** BEGIN Information given **

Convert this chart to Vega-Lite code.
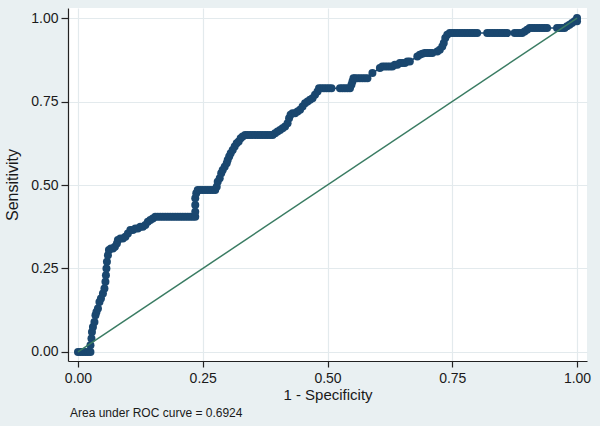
{
  "$schema": "https://vega.github.io/schema/vega-lite/v6.json",
  "width": 519,
  "height": 353,
  "autosize": {"type": "none"},
  "padding": {"left": 68, "top": 8, "right": 13, "bottom": 65},
  "background": "#e9f0f2",
  "config": {
    "font": "Liberation Sans",
    "view": {"fill": "white", "stroke": null},
    "axis": {
      "domainColor": "#222222",
      "domainWidth": 1.2,
      "tickColor": "#222222",
      "tickWidth": 1.2,
      "gridColor": "#e3eaed",
      "gridWidth": 1.2,
      "labelFont": "Liberation Sans",
      "labelFontSize": 14,
      "labelColor": "#1a1a1a",
      "titleFont": "Liberation Sans",
      "titleFontSize": 15,
      "titleFontWeight": "normal",
      "titleColor": "#1a1a1a"
    }
  },
  "title": {
    "text": "Area under ROC curve = 0.6924",
    "orient": "bottom",
    "anchor": "start",
    "frame": "group",
    "dx": 2,
    "offset": 6,
    "fontSize": 12,
    "fontWeight": "normal",
    "font": "Liberation Sans",
    "color": "#1a1a1a"
  },
  "datasets": {
    "roc": [
      {"fpr": 0, "sens": 0}, {"fpr": 0.005, "sens": 0}, {"fpr": 0.01, "sens": 0}, {"fpr": 0.015, "sens": 0}, {"fpr": 0.02, "sens": 0}, {"fpr": 0.025, "sens": 0},
      {"fpr": 0.025, "sens": 0.02}, {"fpr": 0.027, "sens": 0.04}, {"fpr": 0.028, "sens": 0.06}, {"fpr": 0.03, "sens": 0.075}, {"fpr": 0.033, "sens": 0.09},
      {"fpr": 0.035, "sens": 0.11}, {"fpr": 0.037, "sens": 0.12}, {"fpr": 0.04, "sens": 0.13}, {"fpr": 0.043, "sens": 0.15}, {"fpr": 0.046, "sens": 0.16},
      {"fpr": 0.05, "sens": 0.175}, {"fpr": 0.053, "sens": 0.19}, {"fpr": 0.055, "sens": 0.21}, {"fpr": 0.056, "sens": 0.23}, {"fpr": 0.057, "sens": 0.25},
      {"fpr": 0.058, "sens": 0.27}, {"fpr": 0.06, "sens": 0.29}, {"fpr": 0.062, "sens": 0.305}, {"fpr": 0.066, "sens": 0.31}, {"fpr": 0.07, "sens": 0.31},
      {"fpr": 0.074, "sens": 0.315}, {"fpr": 0.078, "sens": 0.325}, {"fpr": 0.08, "sens": 0.335}, {"fpr": 0.085, "sens": 0.34}, {"fpr": 0.09, "sens": 0.34},
      {"fpr": 0.095, "sens": 0.345}, {"fpr": 0.1, "sens": 0.355}, {"fpr": 0.105, "sens": 0.365}, {"fpr": 0.11, "sens": 0.365}, {"fpr": 0.115, "sens": 0.37},
      {"fpr": 0.12, "sens": 0.37}, {"fpr": 0.125, "sens": 0.375}, {"fpr": 0.13, "sens": 0.375}, {"fpr": 0.135, "sens": 0.38}, {"fpr": 0.14, "sens": 0.39},
      {"fpr": 0.145, "sens": 0.395}, {"fpr": 0.15, "sens": 0.4}, {"fpr": 0.155, "sens": 0.405},
      {"fpr": 0.16, "sens": 0.405}, {"fpr": 0.165, "sens": 0.405}, {"fpr": 0.17, "sens": 0.405}, {"fpr": 0.175, "sens": 0.405}, {"fpr": 0.18, "sens": 0.405},
      {"fpr": 0.185, "sens": 0.405}, {"fpr": 0.19, "sens": 0.405}, {"fpr": 0.195, "sens": 0.405}, {"fpr": 0.2, "sens": 0.405}, {"fpr": 0.205, "sens": 0.405},
      {"fpr": 0.21, "sens": 0.405}, {"fpr": 0.215, "sens": 0.405}, {"fpr": 0.22, "sens": 0.405}, {"fpr": 0.225, "sens": 0.405}, {"fpr": 0.23, "sens": 0.405},
      {"fpr": 0.235, "sens": 0.405}, {"fpr": 0.235, "sens": 0.42}, {"fpr": 0.235, "sens": 0.44}, {"fpr": 0.235, "sens": 0.46}, {"fpr": 0.237, "sens": 0.475},
      {"fpr": 0.24, "sens": 0.485}, {"fpr": 0.245, "sens": 0.485}, {"fpr": 0.25, "sens": 0.485}, {"fpr": 0.255, "sens": 0.485}, {"fpr": 0.26, "sens": 0.485},
      {"fpr": 0.265, "sens": 0.485}, {"fpr": 0.27, "sens": 0.485}, {"fpr": 0.275, "sens": 0.485},
      {"fpr": 0.278, "sens": 0.495}, {"fpr": 0.28, "sens": 0.51}, {"fpr": 0.284, "sens": 0.52}, {"fpr": 0.287, "sens": 0.535}, {"fpr": 0.29, "sens": 0.545},
      {"fpr": 0.294, "sens": 0.555}, {"fpr": 0.298, "sens": 0.565}, {"fpr": 0.3, "sens": 0.575}, {"fpr": 0.303, "sens": 0.585}, {"fpr": 0.306, "sens": 0.595},
      {"fpr": 0.31, "sens": 0.605}, {"fpr": 0.314, "sens": 0.615}, {"fpr": 0.318, "sens": 0.625}, {"fpr": 0.322, "sens": 0.63}, {"fpr": 0.326, "sens": 0.64},
      {"fpr": 0.33, "sens": 0.645}, {"fpr": 0.335, "sens": 0.65}, {"fpr": 0.34, "sens": 0.65}, {"fpr": 0.345, "sens": 0.65}, {"fpr": 0.35, "sens": 0.65},
      {"fpr": 0.355, "sens": 0.65}, {"fpr": 0.36, "sens": 0.65}, {"fpr": 0.365, "sens": 0.65}, {"fpr": 0.37, "sens": 0.65}, {"fpr": 0.375, "sens": 0.65},
      {"fpr": 0.38, "sens": 0.65}, {"fpr": 0.385, "sens": 0.65}, {"fpr": 0.39, "sens": 0.65},
      {"fpr": 0.395, "sens": 0.655}, {"fpr": 0.4, "sens": 0.66}, {"fpr": 0.405, "sens": 0.665}, {"fpr": 0.41, "sens": 0.67}, {"fpr": 0.415, "sens": 0.675},
      {"fpr": 0.42, "sens": 0.685}, {"fpr": 0.423, "sens": 0.7}, {"fpr": 0.426, "sens": 0.71}, {"fpr": 0.43, "sens": 0.715}, {"fpr": 0.435, "sens": 0.715},
      {"fpr": 0.44, "sens": 0.72}, {"fpr": 0.445, "sens": 0.725}, {"fpr": 0.45, "sens": 0.735}, {"fpr": 0.455, "sens": 0.745}, {"fpr": 0.46, "sens": 0.75},
      {"fpr": 0.465, "sens": 0.755}, {"fpr": 0.47, "sens": 0.76}, {"fpr": 0.475, "sens": 0.77}, {"fpr": 0.48, "sens": 0.78}, {"fpr": 0.483, "sens": 0.79},
      {"fpr": 0.488, "sens": 0.79}, {"fpr": 0.493, "sens": 0.79}, {"fpr": 0.498, "sens": 0.79}, {"fpr": 0.503, "sens": 0.79}, {"fpr": 0.508, "sens": 0.79},
      {"fpr": 0.525, "sens": 0.79}, {"fpr": 0.53, "sens": 0.79}, {"fpr": 0.535, "sens": 0.79}, {"fpr": 0.54, "sens": 0.79}, {"fpr": 0.545, "sens": 0.79},
      {"fpr": 0.548, "sens": 0.8}, {"fpr": 0.55, "sens": 0.81}, {"fpr": 0.552, "sens": 0.82}, {"fpr": 0.555, "sens": 0.82}, {"fpr": 0.56, "sens": 0.82},
      {"fpr": 0.565, "sens": 0.82}, {"fpr": 0.57, "sens": 0.82}, {"fpr": 0.575, "sens": 0.82}, {"fpr": 0.58, "sens": 0.82},
      {"fpr": 0.59, "sens": 0.835},
      {"fpr": 0.605, "sens": 0.85}, {"fpr": 0.61, "sens": 0.855}, {"fpr": 0.615, "sens": 0.855}, {"fpr": 0.62, "sens": 0.855}, {"fpr": 0.625, "sens": 0.855},
      {"fpr": 0.63, "sens": 0.855}, {"fpr": 0.635, "sens": 0.86}, {"fpr": 0.64, "sens": 0.86}, {"fpr": 0.645, "sens": 0.865}, {"fpr": 0.65, "sens": 0.865},
      {"fpr": 0.655, "sens": 0.865}, {"fpr": 0.66, "sens": 0.87}, {"fpr": 0.665, "sens": 0.87},
      {"fpr": 0.68, "sens": 0.885}, {"fpr": 0.685, "sens": 0.89}, {"fpr": 0.69, "sens": 0.893}, {"fpr": 0.695, "sens": 0.895}, {"fpr": 0.7, "sens": 0.895},
      {"fpr": 0.705, "sens": 0.895}, {"fpr": 0.71, "sens": 0.895}, {"fpr": 0.72, "sens": 0.9}, {"fpr": 0.725, "sens": 0.905}, {"fpr": 0.73, "sens": 0.915},
      {"fpr": 0.733, "sens": 0.925}, {"fpr": 0.736, "sens": 0.94}, {"fpr": 0.74, "sens": 0.95},
      {"fpr": 0.745, "sens": 0.955}, {"fpr": 0.75, "sens": 0.955}, {"fpr": 0.755, "sens": 0.955}, {"fpr": 0.76, "sens": 0.955}, {"fpr": 0.765, "sens": 0.955},
      {"fpr": 0.77, "sens": 0.955}, {"fpr": 0.775, "sens": 0.955}, {"fpr": 0.78, "sens": 0.955}, {"fpr": 0.785, "sens": 0.955}, {"fpr": 0.79, "sens": 0.955},
      {"fpr": 0.795, "sens": 0.955}, {"fpr": 0.8, "sens": 0.955},
      {"fpr": 0.82, "sens": 0.955}, {"fpr": 0.825, "sens": 0.955}, {"fpr": 0.83, "sens": 0.955}, {"fpr": 0.835, "sens": 0.955}, {"fpr": 0.84, "sens": 0.955},
      {"fpr": 0.845, "sens": 0.955}, {"fpr": 0.85, "sens": 0.955}, {"fpr": 0.855, "sens": 0.955}, {"fpr": 0.86, "sens": 0.955},
      {"fpr": 0.875, "sens": 0.955}, {"fpr": 0.88, "sens": 0.955}, {"fpr": 0.885, "sens": 0.955}, {"fpr": 0.89, "sens": 0.955}, {"fpr": 0.895, "sens": 0.96},
      {"fpr": 0.9, "sens": 0.965}, {"fpr": 0.905, "sens": 0.97}, {"fpr": 0.91, "sens": 0.97}, {"fpr": 0.915, "sens": 0.97}, {"fpr": 0.92, "sens": 0.97},
      {"fpr": 0.925, "sens": 0.97}, {"fpr": 0.93, "sens": 0.97}, {"fpr": 0.935, "sens": 0.97}, {"fpr": 0.94, "sens": 0.97},
      {"fpr": 0.96, "sens": 0.97}, {"fpr": 0.965, "sens": 0.97}, {"fpr": 0.97, "sens": 0.97}, {"fpr": 0.975, "sens": 0.97}, {"fpr": 0.98, "sens": 0.975},
      {"fpr": 0.985, "sens": 0.98}, {"fpr": 0.99, "sens": 0.985}, {"fpr": 0.995, "sens": 0.99}, {"fpr": 1, "sens": 0.99}, {"fpr": 1, "sens": 1}
    ],
    "ref": [{"fpr": 0, "sens": 0}, {"fpr": 1, "sens": 1}]
  },
  "encoding": {
    "x": {
      "field": "fpr",
      "type": "quantitative",
      "scale": {"domain": [-0.02, 1.02], "nice": false, "zero": false},
      "axis": {
        "values": [0, 0.25, 0.5, 0.75, 1],
        "format": ".2f",
        "title": "1 - Specificity",
        "tickSize": 6,
        "labelPadding": 4,
        "titlePadding": 2
      }
    },
    "y": {
      "field": "sens",
      "type": "quantitative",
      "scale": {"domain": [-0.027, 1.03], "nice": false, "zero": false},
      "axis": {
        "values": [0, 0.25, 0.5, 0.75, 1],
        "format": ".2f",
        "title": "Sensitivity",
        "titleFontSize": 16,
        "tickSize": 7,
        "labelPadding": 3,
        "titlePadding": 10
      }
    }
  },
  "layer": [
    {
      "data": {"name": "roc"},
      "mark": {"type": "line", "color": "#1a476f", "strokeWidth": 1.5},
      "encoding": {"order": {"value": null}}
    },
    {
      "data": {"name": "roc"},
      "mark": {"type": "point", "shape": "circle", "filled": true, "size": 64, "color": "#1a476f", "opacity": 1}
    },
    {
      "data": {"name": "ref"},
      "mark": {"type": "line", "color": "#3a7c63", "strokeWidth": 1.5},
      "encoding": {}
    }
  ]
}
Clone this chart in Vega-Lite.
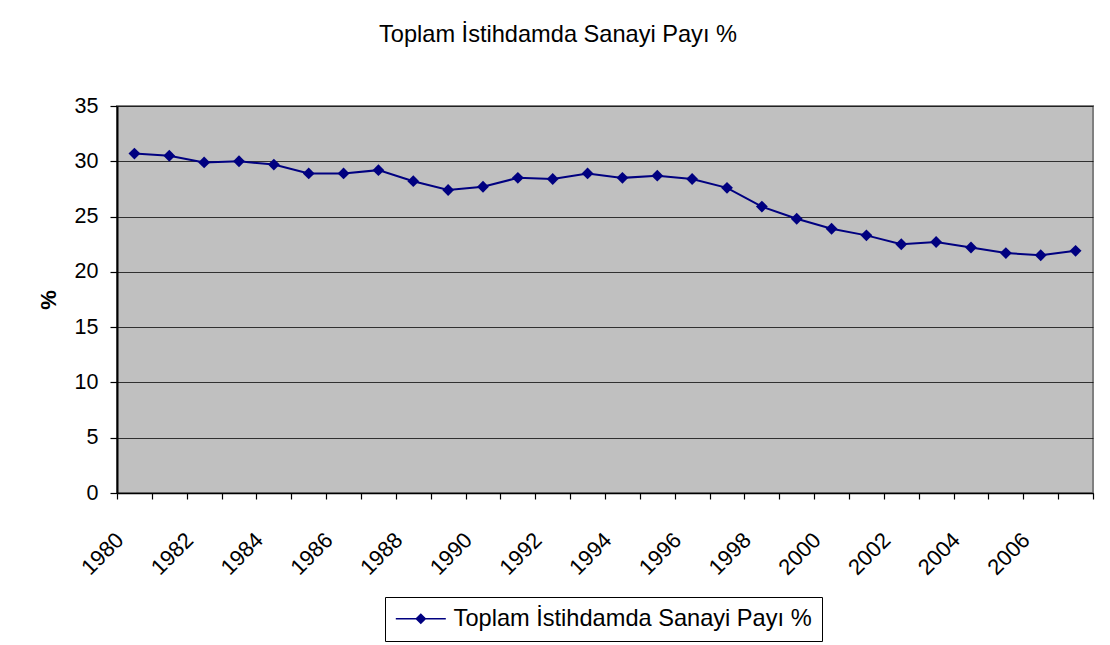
{
  "$schema": "https://vega.github.io/schema/vega-lite/v6.json",
  "autosize": "none",
  "width": 976,
  "height": 387,
  "padding": {"left": 117, "top": 106, "right": 17, "bottom": 152},
  "background": "#ffffff",
  "title": {
    "text": "Toplam İstihdamda Sanayi Payı %",
    "anchor": "middle",
    "frame": "group",
    "dx": -47,
    "offset": 48,
    "font": "Liberation Sans",
    "fontSize": 23.6,
    "fontWeight": "normal",
    "color": "#000000"
  },
  "data": {
    "values": [
      {"year": 1980, "value": 30.7, "series": "Toplam İstihdamda Sanayi Payı %"},
      {"year": 1981, "value": 30.5, "series": "Toplam İstihdamda Sanayi Payı %"},
      {"year": 1982, "value": 29.9, "series": "Toplam İstihdamda Sanayi Payı %"},
      {"year": 1983, "value": 30.0, "series": "Toplam İstihdamda Sanayi Payı %"},
      {"year": 1984, "value": 29.7, "series": "Toplam İstihdamda Sanayi Payı %"},
      {"year": 1985, "value": 28.9, "series": "Toplam İstihdamda Sanayi Payı %"},
      {"year": 1986, "value": 28.9, "series": "Toplam İstihdamda Sanayi Payı %"},
      {"year": 1987, "value": 29.2, "series": "Toplam İstihdamda Sanayi Payı %"},
      {"year": 1988, "value": 28.2, "series": "Toplam İstihdamda Sanayi Payı %"},
      {"year": 1989, "value": 27.4, "series": "Toplam İstihdamda Sanayi Payı %"},
      {"year": 1990, "value": 27.7, "series": "Toplam İstihdamda Sanayi Payı %"},
      {"year": 1991, "value": 28.5, "series": "Toplam İstihdamda Sanayi Payı %"},
      {"year": 1992, "value": 28.4, "series": "Toplam İstihdamda Sanayi Payı %"},
      {"year": 1993, "value": 28.9, "series": "Toplam İstihdamda Sanayi Payı %"},
      {"year": 1994, "value": 28.5, "series": "Toplam İstihdamda Sanayi Payı %"},
      {"year": 1995, "value": 28.7, "series": "Toplam İstihdamda Sanayi Payı %"},
      {"year": 1996, "value": 28.4, "series": "Toplam İstihdamda Sanayi Payı %"},
      {"year": 1997, "value": 27.6, "series": "Toplam İstihdamda Sanayi Payı %"},
      {"year": 1998, "value": 25.9, "series": "Toplam İstihdamda Sanayi Payı %"},
      {"year": 1999, "value": 24.8, "series": "Toplam İstihdamda Sanayi Payı %"},
      {"year": 2000, "value": 23.9, "series": "Toplam İstihdamda Sanayi Payı %"},
      {"year": 2001, "value": 23.3, "series": "Toplam İstihdamda Sanayi Payı %"},
      {"year": 2002, "value": 22.5, "series": "Toplam İstihdamda Sanayi Payı %"},
      {"year": 2003, "value": 22.7, "series": "Toplam İstihdamda Sanayi Payı %"},
      {"year": 2004, "value": 22.2, "series": "Toplam İstihdamda Sanayi Payı %"},
      {"year": 2005, "value": 21.7, "series": "Toplam İstihdamda Sanayi Payı %"},
      {"year": 2006, "value": 21.5, "series": "Toplam İstihdamda Sanayi Payı %"},
      {"year": 2007, "value": 21.9, "series": "Toplam İstihdamda Sanayi Payı %"}
    ]
  },
  "encoding": {
    "x": {
      "field": "year",
      "type": "ordinal",
      "scale": {"type": "band", "paddingInner": 0, "paddingOuter": 0},
      "axis": {
        "title": null,
        "labelAngle": -45,
        "labelAlign": "right",
        "labelBaseline": "top",
        "labelOffset": -22,
        "labelPadding": 30,
        "labelOverlap": false,
        "labelLimit": 200,
        "labelExpr": "datum.value % 2 == 0 ? datum.label : ''",
        "labelFont": "Liberation Sans",
        "labelFontSize": 22,
        "labelColor": "#000000",
        "tickBand": "extent",
        "tickSize": 6,
        "tickColor": "#000000",
        "tickWidth": 1.2,
        "domainColor": "#000000",
        "domainWidth": 1.5,
        "grid": false
      }
    },
    "y": {
      "field": "value",
      "type": "quantitative",
      "scale": {"domain": [0, 35], "nice": false, "zero": true},
      "axis": {
        "title": "%",
        "titleFont": "Liberation Sans",
        "titleFontSize": 22,
        "titleFontWeight": "bold",
        "titleColor": "#000000",
        "titlePadding": 14,
        "values": [0, 5, 10, 15, 20, 25, 30, 35],
        "labelFont": "Liberation Sans",
        "labelFontSize": 21.5,
        "labelColor": "#000000",
        "labelPadding": 12,
        "tickSize": 7,
        "tickColor": "#000000",
        "tickWidth": 1.2,
        "domainColor": "#000000",
        "domainWidth": 2,
        "grid": true,
        "gridColor": "#000000",
        "gridWidth": 1,
        "gridOpacity": 0.75
      }
    },
    "color": {
      "field": "series",
      "type": "nominal",
      "scale": {"range": ["#000080"]},
      "legend": {
        "title": null,
        "orient": "none",
        "legendX": 268,
        "legendY": 491,
        "strokeColor": "#000000",
        "fillColor": "#ffffff",
        "padding": 10,
        "symbolType": "M-1.1,0H3.9M1.4,-0.45L1.85,0L1.4,0.45L0.95,0Z",
        "symbolSize": 400,
        "symbolFillColor": "#000080",
        "symbolStrokeColor": "#000080",
        "symbolStrokeWidth": 1.5,
        "labelOffset": 35,
        "labelLimit": 600,
        "labelFont": "Liberation Sans",
        "labelFontSize": 23.6,
        "labelColor": "#000000"
      }
    }
  },
  "layer": [
    {"mark": {"type": "line", "strokeWidth": 2}},
    {"mark": {"type": "point", "shape": "diamond", "filled": true, "size": 140, "opacity": 1}}
  ],
  "config": {
    "view": {"fill": "#C0C0C0", "stroke": "#808080", "strokeWidth": 2}
  }
}
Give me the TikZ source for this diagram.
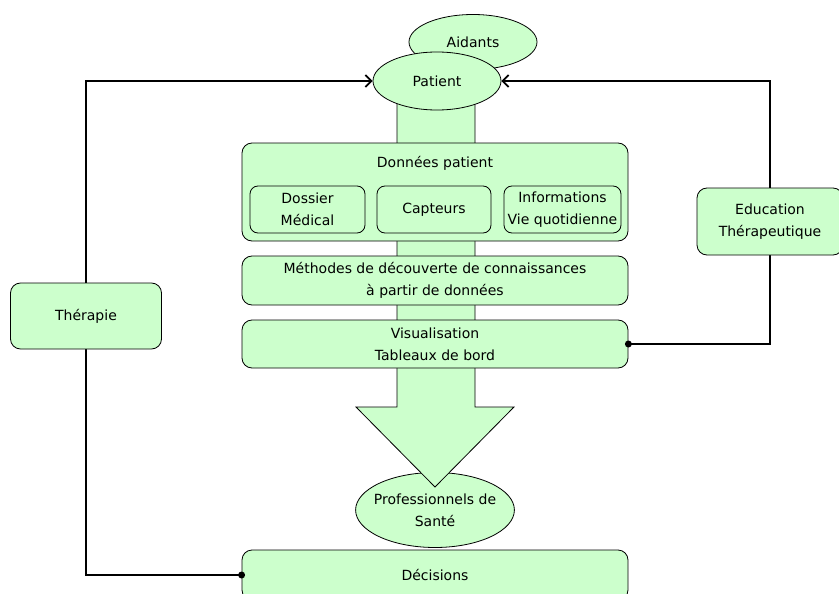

** END Information given **

- [Short task]:
Look through the listing above. Pick out each line with "this" and copy it.

- [Task output]:
Convert this chart to Vega-Lite code.
Clone this chart in Vega-Lite.
Give me the TikZ source for this diagram.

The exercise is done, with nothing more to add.